While in Kashgar and Urumqi in Western China, Pat and I have had the pleasure of sharing our wealth of knowledge on Kyrgyzstan to all the people who are staying at the same hostels as us. In Kashgar, at the Kashgar Old Town Youth Hostel, I’m pretty sure we got a couple of American girls wanting to put the country on their travel lists; at Urumqi’s White Birch International Youth Hostel, we helped a couple of Aussie biking buddies get excited for their rather long and upcoming visa processing in the city of Bishkek.
It’s great meeting people with whom you speak the same language. Language is a huge topic for all the travelers in this part of the world, and it’s funny because as soon as someone asks us how much Russian they might need to know to get around in Kyrgyzstan, Pat immediately says that it’s easier to get around than in Western China.

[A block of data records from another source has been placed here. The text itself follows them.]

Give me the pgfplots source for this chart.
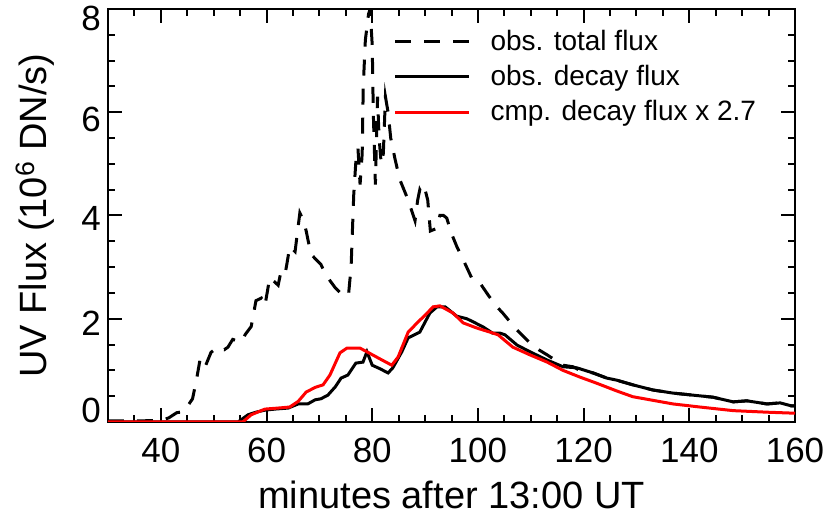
\documentclass[border=0pt]{standalone}
\usepackage{fontspec}
\setmainfont{Liberation Sans}
\usepackage{pgfplots}
\pgfplotsset{compat=1.18}

\pgfplotstableread{
x y
30 0.02
35 0.02
40 0.03
41.5 0.08
43 0.18
44.3 0.2
45 0.3
46 0.45
46.8 0.85
47.4 1.2
48.3 1.05
49.5 1.35
50.8 1.45
52 1.4
52.7 1.45
53.6 1.6
55.2 1.55
56 1.7
57.1 1.85
58 2.35
59 2.4
59.7 2.25
60.6 2.8
62.2 2.65
62.7 2.9
63.5 2.85
64.4 3.4
65.4 3.3
66.3 4.05
67.0 3.9
67.5 3.7
68.4 3.25
70.3 3.05
71.2 2.85
73.0 2.6
74.0 2.5
74.8 2.5
75.5 2.45
76.0 3.0
76.5 4.4
77.0 5.2
77.3 5.3
77.7 4.6
78.1 5.2
78.3 6.5
78.7 7.4
79.3 7.9
79.6 8.0
80.0 7.3
80.2 6.0
80.6 4.6
81.0 6.3
81.3 5.5
81.7 5.0
82.1 5.2
82.5 6.3
83.0 6.0
83.5 5.5
84.3 5.1
85.2 4.7
85.8 4.55
86.8 4.3
88.1 3.9
88.6 4.3
89.0 4.5
89.5 4.4
90.0 4.5
90.5 4.3
91.0 3.7
92.2 3.75
92.8 4.0
93.5 4.0
94.1 3.95
95.0 3.65
96.0 3.4
97.5 3.08
99.0 2.75
100.4 2.69
102.0 2.45
103.6 2.23
104.7 2.11
106.0 1.95
107.4 1.78
109.85 1.53
111.5 1.4
113.1 1.3
116.1 1.1
118.0 1.07
119.3 1.0
121.8 0.95
124.4 0.85
126.9 0.79
129.3 0.72
133.1 0.62
136.9 0.56
140.7 0.52
144.5 0.48
148.3 0.39
150.9 0.41
154.7 0.35
157.2 0.37
159.4 0.31
160 0.31
}\totalflux

\pgfplotstableread{
x y
30 0.0
54.6 0.0
56.5 0.14
58.0 0.19
59.7 0.23
61.6 0.25
64.1 0.27
66.0 0.35
67.8 0.35
69.2 0.43
70.3 0.45
71.6 0.52
73.0 0.68
74.1 0.85
75.4 0.91
76.9 1.14
78.25 1.16
79.0 1.36
80.0 1.10
81.5 1.03
83.0 0.95
83.9 1.05
85.6 1.36
86.8 1.63
89.0 1.74
90.9 2.11
92.25 2.23
93.8 2.23
96.0 2.05
97.9 2.0
99.1 1.94
101.0 1.84
102.8 1.72
104.2 1.72
105.1 1.69
107.4 1.49
109.85 1.36
113.1 1.2
116.1 1.07
118.7 1.05
121.8 0.95
124.4 0.85
126.3 0.81
129.3 0.72
133.1 0.62
136.9 0.56
140.7 0.52
144.5 0.48
148.3 0.39
150.9 0.41
154.7 0.35
157.2 0.37
159.4 0.31
160 0.31
}\decayflux

\pgfplotstableread{
x y
30 0.0
55.5 0.0
57.1 0.14
59.7 0.25
62.2 0.27
64.4 0.29
66.0 0.40
67.5 0.58
69.2 0.67
70.7 0.72
72.0 0.91
73.9 1.34
75.2 1.43
77.7 1.43
79.0 1.36
81.5 1.22
83.7 1.10
84.9 1.26
86.8 1.74
88.5 1.92
90.4 2.11
91.5 2.23
92.8 2.25
95.3 2.11
97.2 1.92
99.8 1.82
102.3 1.74
103.8 1.69
106.6 1.45
109.85 1.30
113.1 1.16
116.1 1.0
119.3 0.87
122.5 0.75
126.3 0.60
129.3 0.49
133.1 0.42
136.9 0.35
142.0 0.29
148.3 0.22
154.7 0.19
160 0.17
}\cmpflux

\begin{document}
\begin{tikzpicture}
\begin{axis}[
  name=ax,
  scale only axis,
  width=343.5pt, height=206.5pt,
  xmin=30, xmax=160, ymin=0, ymax=8,
  xtick={40,60,...,160},
  minor xtick={30,35,...,160},
  ytick={0,2,4,6,8},
  yticklabels={\raisebox{-0.3pt}{0},\raisebox{-8.3pt}{2},\raisebox{-7.3pt}{4},\raisebox{-9.8pt}{6},\raisebox{-10.8pt}{8}},
  yticklabel style={anchor=base east},
  minor ytick={0,0.5,...,8},
  tick align=inside,
  major tick length=7pt,
  minor tick length=3.5pt,
  every tick/.style={black, line width=1pt},
  axis line style={line width=1pt},
  ticklabel style={font=\fontsize{17.5}{20}\selectfont},
  xticklabel style={yshift=-4.5pt},
  /pgf/number format/assume math mode=true,
  xlabel={minutes after 13:00 UT},
  ylabel={UV Flux (10\textsuperscript{6} DN/s)},
  label style={font=\fontsize{19}{22}\selectfont},
  xlabel style={yshift=-2pt},
  ylabel style={yshift=6.5pt},
  legend cell align=left,
  legend style={draw=none, fill=none, at={(rel axis cs:0.415,0.96)}, anchor=north west,
    font=\fontsize{14}{16}\selectfont, row sep=2pt, inner sep=0pt,
    nodes={inner sep=2pt}},
  legend image code/.code={\draw[#1] (0pt,0pt) -- (37pt,0pt); \path (45pt,0pt);},
]
\addplot[black, line width=1.5pt, dash pattern=on 8pt off 6.5pt] table {\totalflux};
\addlegendentry{obs. total flux}
\addplot[black, line width=1.5pt] table {\decayflux};
\addlegendentry{obs. decay flux}
\addplot[red, line width=1.5pt] table {\cmpflux};
\addlegendentry{cmp. decay flux x 2.7}
\end{axis}
\pgfresetboundingbox
\useasboundingbox ([xshift=-54pt,yshift=-48pt]ax.south west) rectangle ([xshift=17.5pt,yshift=4.5pt]ax.north east);
\end{tikzpicture}
\end{document}
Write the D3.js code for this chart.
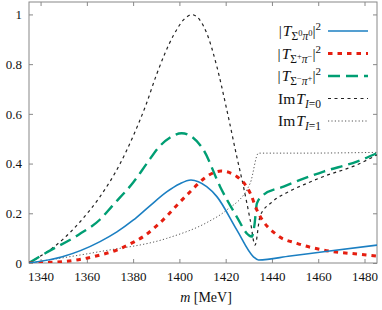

And then he pauses… and eventually takes it all back as he realizes it was so easy because I was able to nickle-and-dime our way (in a manner of speaking) from A to B with my broken Russian.
Yeah, these parts of the world can be a challenge for the sole English speaker. But, on the brighter side, it can also lead to some funny, funny adventures.
Just like the time I sent Pat to get a loaf of bread in Bishkek, he proceeded to wow and amaze me with his food-buying skills about a week later. Meat pastries for lunch? Yes, I will have those, Pat… but why are these pastries filled with cherry jam?
And when we arrived at the Urumqi Airport needing to catch a cab to our hostel, we were struck with the difficulty of actually getting there when we had a map with English streets and our drivers spoke and knew only Chinese. After the first taxi just up and abandoned us in our time of need (he moved on to the local-looking people in the next line), we opted to stick it out with the second car even though he was clearly charging us double.
Ok, so maybe that wasn’t so funny….
But the funniest experience Pat and I have had to date because of communication mishaps would be our dinner the other night in Urumqi. After having picked our way around the night markets down the street, we decided we wanted something mild and filling, along with some tea, to put us over the top until morning. What we really wanted was some fried rice…. you know, something not swimming in chilli oil.
By this time it was getting late in the evening, and for some reason we headed down a random street to where a few small restaurants had people sitting outside. Our Chinese is minimal… or, basically non-existent, so we were hoping for picture menus or someone that might know a word or two of English (big ask here in Urumqi!).
The first restaurant had no menus at all, so that was an immediate no.
The second restaurant had pictures of horses and stallions on their front sign, and in fear of being served horse meat, we moved on to number three.
A pregnant woman approached us and said hi, which was a plus in our book. We asked to see a menu (using hand gestures), all the while all the other tables of people watched us intently. The woman motioned for us to sit down, which is when we were able to look at the menu for a moment.
Pure Chinese. Scribbles.
Pat and I looked at each other with an “oh crap” kind of tone. We immediately made a game plan. Pat looked up the word for fried rice (he had taken some pictures from a dictionary of key words/phrases), while I got out my No Speak Language Guide. Our goal was chicken fried rice, and tea.
When the woman came back, with Chinese words blazing, we looked like deers in the headlights as we asked for tea… about 10 times before it arrived at the table. We then started the process of chicken fried rice, which pretty much resulted in Pat saying “fried rice” while I pointed to a picture of a chicken on my iPhone. Seemed pretty reasonable to us.
Meanwhile the tables of locals are completely intrigued by our charades, laughing and pointing at our misfortune.
Awkward wait aside, food finally arrived: two bowls of white rice and a giant, giant platter of chicken bits swimming in a sea of chilli peppers and straight up chilli oil.
It was probably the farthest from our settle-the-stomach meal we were hoping for.
We picked and tried to do what we could, but cultural differences make it just too hard. It wasn’t just chicken bits. It was tiny pieces of chicken, but more so chunks of bone, fat, and skin that lay in the chilli oil.
In the end, we each ate all of our rice, and when the lady asked us if we wanted a bag to take it away in, we politely declined and made our way down the road towards the hostel, heads hung and tummies severely, severely confused.